==== Dataset extract

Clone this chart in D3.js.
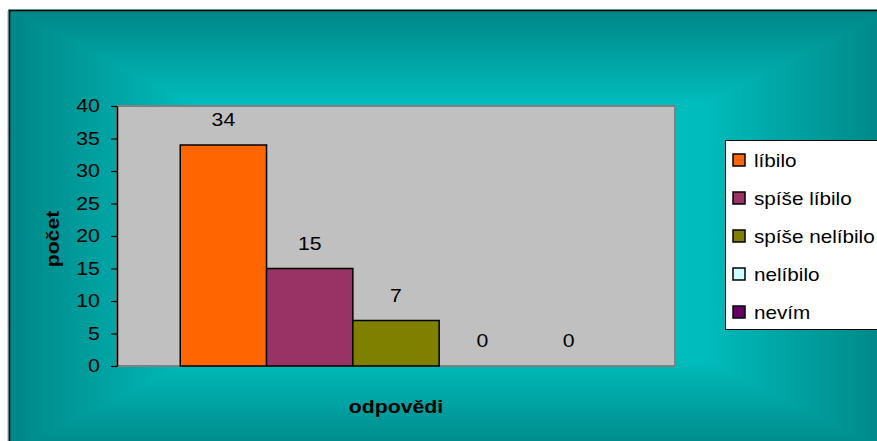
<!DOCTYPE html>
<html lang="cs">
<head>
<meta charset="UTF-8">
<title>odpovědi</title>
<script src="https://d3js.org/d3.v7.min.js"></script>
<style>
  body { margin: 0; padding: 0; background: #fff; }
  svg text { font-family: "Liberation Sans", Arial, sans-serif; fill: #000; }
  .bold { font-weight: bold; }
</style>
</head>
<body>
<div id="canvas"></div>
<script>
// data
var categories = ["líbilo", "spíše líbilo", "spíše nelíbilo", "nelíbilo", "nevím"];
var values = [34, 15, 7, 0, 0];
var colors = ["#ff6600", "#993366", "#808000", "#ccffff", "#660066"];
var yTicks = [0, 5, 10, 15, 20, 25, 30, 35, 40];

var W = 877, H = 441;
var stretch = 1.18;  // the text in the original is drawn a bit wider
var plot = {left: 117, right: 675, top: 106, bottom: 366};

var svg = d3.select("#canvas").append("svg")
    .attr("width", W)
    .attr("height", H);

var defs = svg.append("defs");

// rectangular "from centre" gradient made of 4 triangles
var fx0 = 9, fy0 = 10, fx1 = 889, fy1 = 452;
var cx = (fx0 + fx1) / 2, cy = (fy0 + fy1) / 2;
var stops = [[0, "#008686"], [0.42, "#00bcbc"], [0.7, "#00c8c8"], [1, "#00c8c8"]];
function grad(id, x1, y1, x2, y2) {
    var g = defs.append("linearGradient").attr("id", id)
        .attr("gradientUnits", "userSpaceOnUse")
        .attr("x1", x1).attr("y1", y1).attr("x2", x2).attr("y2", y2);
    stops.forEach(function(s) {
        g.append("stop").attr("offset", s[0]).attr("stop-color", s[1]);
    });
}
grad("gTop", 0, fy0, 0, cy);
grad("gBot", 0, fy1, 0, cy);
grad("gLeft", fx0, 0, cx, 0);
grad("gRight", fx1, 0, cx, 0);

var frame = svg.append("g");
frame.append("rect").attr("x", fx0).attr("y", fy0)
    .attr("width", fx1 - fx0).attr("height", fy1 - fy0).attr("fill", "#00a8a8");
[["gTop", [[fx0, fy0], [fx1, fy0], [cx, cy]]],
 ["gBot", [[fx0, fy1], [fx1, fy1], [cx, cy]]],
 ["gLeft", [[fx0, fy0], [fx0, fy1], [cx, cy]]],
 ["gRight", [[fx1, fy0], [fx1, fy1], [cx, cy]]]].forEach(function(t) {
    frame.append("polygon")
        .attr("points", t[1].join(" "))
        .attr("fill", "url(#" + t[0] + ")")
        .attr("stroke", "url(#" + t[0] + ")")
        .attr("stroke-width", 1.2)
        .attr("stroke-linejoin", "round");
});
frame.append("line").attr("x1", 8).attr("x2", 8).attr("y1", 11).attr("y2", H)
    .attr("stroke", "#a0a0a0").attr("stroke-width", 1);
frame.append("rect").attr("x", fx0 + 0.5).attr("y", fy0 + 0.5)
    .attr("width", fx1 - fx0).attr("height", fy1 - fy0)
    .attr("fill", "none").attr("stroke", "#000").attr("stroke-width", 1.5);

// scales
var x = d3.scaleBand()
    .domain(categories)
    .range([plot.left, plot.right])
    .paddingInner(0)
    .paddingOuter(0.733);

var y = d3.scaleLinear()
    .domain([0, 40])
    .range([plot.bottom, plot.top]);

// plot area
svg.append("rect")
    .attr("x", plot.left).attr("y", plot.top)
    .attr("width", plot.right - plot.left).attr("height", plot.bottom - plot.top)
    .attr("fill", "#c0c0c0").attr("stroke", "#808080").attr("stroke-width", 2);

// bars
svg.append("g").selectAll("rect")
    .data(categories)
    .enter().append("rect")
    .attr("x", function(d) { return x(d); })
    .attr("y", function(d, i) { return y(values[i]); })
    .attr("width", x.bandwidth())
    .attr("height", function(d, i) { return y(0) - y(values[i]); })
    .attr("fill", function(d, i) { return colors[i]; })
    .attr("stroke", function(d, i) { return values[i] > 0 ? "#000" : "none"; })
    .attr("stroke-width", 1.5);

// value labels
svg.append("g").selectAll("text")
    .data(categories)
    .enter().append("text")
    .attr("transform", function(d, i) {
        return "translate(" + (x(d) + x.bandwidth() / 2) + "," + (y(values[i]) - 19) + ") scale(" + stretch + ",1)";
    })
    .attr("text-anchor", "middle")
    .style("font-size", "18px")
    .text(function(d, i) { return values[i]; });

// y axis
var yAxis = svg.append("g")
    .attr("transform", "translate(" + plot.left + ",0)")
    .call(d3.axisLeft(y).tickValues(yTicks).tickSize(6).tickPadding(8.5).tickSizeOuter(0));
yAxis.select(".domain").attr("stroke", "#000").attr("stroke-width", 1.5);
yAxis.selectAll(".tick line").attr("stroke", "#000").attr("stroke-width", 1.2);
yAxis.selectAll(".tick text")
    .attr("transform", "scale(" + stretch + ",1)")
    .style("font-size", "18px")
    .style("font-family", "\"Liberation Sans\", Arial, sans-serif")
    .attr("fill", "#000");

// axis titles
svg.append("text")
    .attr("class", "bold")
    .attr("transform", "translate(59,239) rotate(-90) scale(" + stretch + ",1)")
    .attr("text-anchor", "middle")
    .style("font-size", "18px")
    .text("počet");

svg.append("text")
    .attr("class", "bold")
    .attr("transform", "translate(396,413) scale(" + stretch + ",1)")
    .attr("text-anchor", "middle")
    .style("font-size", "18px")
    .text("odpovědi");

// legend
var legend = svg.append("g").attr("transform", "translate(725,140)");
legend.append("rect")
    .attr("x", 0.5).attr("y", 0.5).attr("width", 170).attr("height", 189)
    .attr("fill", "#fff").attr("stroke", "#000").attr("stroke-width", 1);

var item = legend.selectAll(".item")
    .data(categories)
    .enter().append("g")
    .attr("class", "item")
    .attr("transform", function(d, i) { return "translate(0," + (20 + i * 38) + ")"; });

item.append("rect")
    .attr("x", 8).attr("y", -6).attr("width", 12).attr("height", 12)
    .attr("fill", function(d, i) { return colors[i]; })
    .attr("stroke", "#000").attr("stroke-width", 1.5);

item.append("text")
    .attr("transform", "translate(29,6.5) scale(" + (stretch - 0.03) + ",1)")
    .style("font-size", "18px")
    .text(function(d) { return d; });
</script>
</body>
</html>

========

Task instructions: Return the whole listing, word for word, and leave out every picture.

Result for this task:
Clone this chart in D3.js.
<!DOCTYPE html>
<html lang="cs">
<head>
<meta charset="UTF-8">
<title>odpovědi</title>
<script src="https://d3js.org/d3.v7.min.js"></script>
<style>
  body { margin: 0; padding: 0; background: #fff; }
  svg text { font-family: "Liberation Sans", Arial, sans-serif; fill: #000; }
  .bold { font-weight: bold; }
</style>
</head>
<body>
<div id="canvas"></div>
<script>
// data
var categories = ["líbilo", "spíše líbilo", "spíše nelíbilo", "nelíbilo", "nevím"];
var values = [34, 15, 7, 0, 0];
var colors = ["#ff6600", "#993366", "#808000", "#ccffff", "#660066"];
var yTicks = [0, 5, 10, 15, 20, 25, 30, 35, 40];

var W = 877, H = 441;
var stretch = 1.18;  // the text in the original is drawn a bit wider
var plot = {left: 117, right: 675, top: 106, bottom: 366};

var svg = d3.select("#canvas").append("svg")
    .attr("width", W)
    .attr("height", H);

var defs = svg.append("defs");

// rectangular "from centre" gradient made of 4 triangles
var fx0 = 9, fy0 = 10, fx1 = 889, fy1 = 452;
var cx = (fx0 + fx1) / 2, cy = (fy0 + fy1) / 2;
var stops = [[0, "#008686"], [0.42, "#00bcbc"], [0.7, "#00c8c8"], [1, "#00c8c8"]];
function grad(id, x1, y1, x2, y2) {
    var g = defs.append("linearGradient").attr("id", id)
        .attr("gradientUnits", "userSpaceOnUse")
        .attr("x1", x1).attr("y1", y1).attr("x2", x2).attr("y2", y2);
    stops.forEach(function(s) {
        g.append("stop").attr("offset", s[0]).attr("stop-color", s[1]);
    });
}
grad("gTop", 0, fy0, 0, cy);
grad("gBot", 0, fy1, 0, cy);
grad("gLeft", fx0, 0, cx, 0);
grad("gRight", fx1, 0, cx, 0);

var frame = svg.append("g");
frame.append("rect").attr("x", fx0).attr("y", fy0)
    .attr("width", fx1 - fx0).attr("height", fy1 - fy0).attr("fill", "#00a8a8");
[["gTop", [[fx0, fy0], [fx1, fy0], [cx, cy]]],
 ["gBot", [[fx0, fy1], [fx1, fy1], [cx, cy]]],
 ["gLeft", [[fx0, fy0], [fx0, fy1], [cx, cy]]],
 ["gRight", [[fx1, fy0], [fx1, fy1], [cx, cy]]]].forEach(function(t) {
    frame.append("polygon")
        .attr("points", t[1].join(" "))
        .attr("fill", "url(#" + t[0] + ")")
        .attr("stroke", "url(#" + t[0] + ")")
        .attr("stroke-width", 1.2)
        .attr("stroke-linejoin", "round");
});
frame.append("line").attr("x1", 8).attr("x2", 8).attr("y1", 11).attr("y2", H)
    .attr("stroke", "#a0a0a0").attr("stroke-width", 1);
frame.append("rect").attr("x", fx0 + 0.5).attr("y", fy0 + 0.5)
    .attr("width", fx1 - fx0).attr("height", fy1 - fy0)
    .attr("fill", "none").attr("stroke", "#000").attr("stroke-width", 1.5);

// scales
var x = d3.scaleBand()
    .domain(categories)
    .range([plot.left, plot.right])
    .paddingInner(0)
    .paddingOuter(0.733);

var y = d3.scaleLinear()
    .domain([0, 40])
    .range([plot.bottom, plot.top]);

// plot area
svg.append("rect")
    .attr("x", plot.left).attr("y", plot.top)
    .attr("width", plot.right - plot.left).attr("height", plot.bottom - plot.top)
    .attr("fill", "#c0c0c0").attr("stroke", "#808080").attr("stroke-width", 2);

// bars
svg.append("g").selectAll("rect")
    .data(categories)
    .enter().append("rect")
    .attr("x", function(d) { return x(d); })
    .attr("y", function(d, i) { return y(values[i]); })
    .attr("width", x.bandwidth())
    .attr("height", function(d, i) { return y(0) - y(values[i]); })
    .attr("fill", function(d, i) { return colors[i]; })
    .attr("stroke", function(d, i) { return values[i] > 0 ? "#000" : "none"; })
    .attr("stroke-width", 1.5);

// value labels
svg.append("g").selectAll("text")
    .data(categories)
    .enter().append("text")
    .attr("transform", function(d, i) {
        return "translate(" + (x(d) + x.bandwidth() / 2) + "," + (y(values[i]) - 19) + ") scale(" + stretch + ",1)";
    })
    .attr("text-anchor", "middle")
    .style("font-size", "18px")
    .text(function(d, i) { return values[i]; });

// y axis
var yAxis = svg.append("g")
    .attr("transform", "translate(" + plot.left + ",0)")
    .call(d3.axisLeft(y).tickValues(yTicks).tickSize(6).tickPadding(8.5).tickSizeOuter(0));
yAxis.select(".domain").attr("stroke", "#000").attr("stroke-width", 1.5);
yAxis.selectAll(".tick line").attr("stroke", "#000").attr("stroke-width", 1.2);
yAxis.selectAll(".tick text")
    .attr("transform", "scale(" + stretch + ",1)")
    .style("font-size", "18px")
    .style("font-family", "\"Liberation Sans\", Arial, sans-serif")
    .attr("fill", "#000");

// axis titles
svg.append("text")
    .attr("class", "bold")
    .attr("transform", "translate(59,239) rotate(-90) scale(" + stretch + ",1)")
    .attr("text-anchor", "middle")
    .style("font-size", "18px")
    .text("počet");

svg.append("text")
    .attr("class", "bold")
    .attr("transform", "translate(396,413) scale(" + stretch + ",1)")
    .attr("text-anchor", "middle")
    .style("font-size", "18px")
    .text("odpovědi");

// legend
var legend = svg.append("g").attr("transform", "translate(725,140)");
legend.append("rect")
    .attr("x", 0.5).attr("y", 0.5).attr("width", 170).attr("height", 189)
    .attr("fill", "#fff").attr("stroke", "#000").attr("stroke-width", 1);

var item = legend.selectAll(".item")
    .data(categories)
    .enter().append("g")
    .attr("class", "item")
    .attr("transform", function(d, i) { return "translate(0," + (20 + i * 38) + ")"; });

item.append("rect")
    .attr("x", 8).attr("y", -6).attr("width", 12).attr("height", 12)
    .attr("fill", function(d, i) { return colors[i]; })
    .attr("stroke", "#000").attr("stroke-width", 1.5);

item.append("text")
    .attr("transform", "translate(29,6.5) scale(" + (stretch - 0.03) + ",1)")
    .style("font-size", "18px")
    .text(function(d) { return d; });
</script>
</body>
</html>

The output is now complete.